Immediately after pressing “send” on my last blog (PIP Debate…All About Wasted Time!) news arrived that Florida’s First District Court of Appeals (DCA) had denied the Chiropractors, Acupuncturists and Massage Therapists request for a rehearing. See: McCarty v. Myers
The decision has unfortunately given those opposed to repealing No-Fault additional footing. They are “in denial” so to speak; apparently believing that after 40 years of reforms and court decisions this round is somehow different.
Commenting on the decision, the Property and Casualty Insurers Association (PCI) said it means that now “… once these reforms are fully implemented and have been given time to work, the fraud and abuse in Florida’s no-fault auto insurance system that so adversely impacts Floridians will subside…”.
Doubtful, but…even if the fraud subsides it will only be until it increases again like it has following every single reform effort in the past.
Remember, the court’s opinion was devoid of any real discussion on the 2012 PIP reforms–it merely concluded that the plaintiffs had failed to demonstrate that their “personal” access to court was unconstitutionally restricted by the new law and they lacked “standing”. Zero guidance was offered on whether the reforms can withstand constitutional muster.
Industry lawyers tell me the litigation door is wide open (again) and that individual claims will surely be filed on numerous provisions in the statute.

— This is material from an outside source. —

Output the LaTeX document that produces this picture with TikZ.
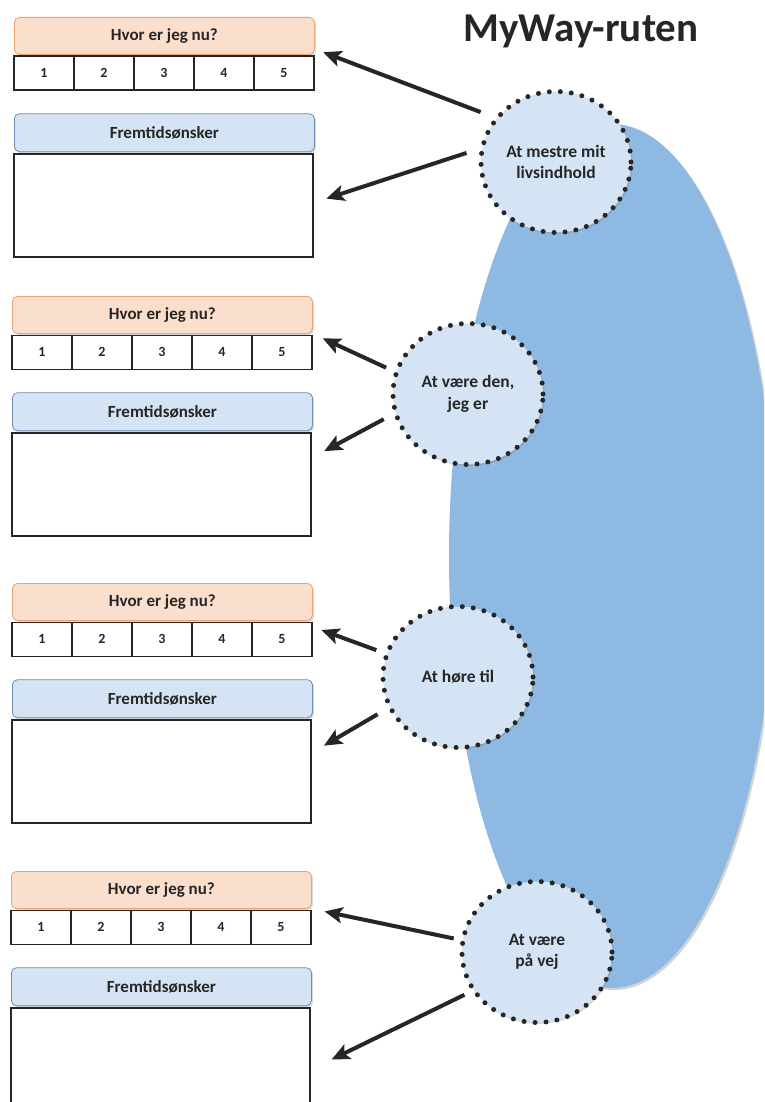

The plaintiffs are even more fired up. They say the 1st DCA decision “…Points the Way!” for more challenges to PIP–a mirror of what has happened in every decade since the original enactment in 1971.
One legal fund, the United Practitioners Organization (UPO), declared “…this game is not over!” and “It’s for these reasons, we are not quitting…Constitutional Rights are being violated!”
A provider’s right to work, a provider’s right to be equally compensated.
An auto- injured patient’s choice of providers and services are excluded.
Massage Therapy and Acupuncture Services-excluded no matter who provides it.
The right to see a doctor when you’re feeling pain or discomfort, not in a 14 day limited time- frame arbitrarily set by legislators, whether or not you are feeling pain.
See a medical doctor in 14 days or you get NOTHING for the No-Fault premiums you paid.
Many more rights have been stomped on by FL Legislators in this PIP ordeal.
United Practitioners Organization
Industry members still in denial should take some time to read my last blog and tell me if what’s going on now sounds any different than the last 40 years.
It’s worth repeating…we need to stop wasting time defending an indefensible PIP system and invest time working together to reform Florida’s abusive bad faith and civil remedy statutes.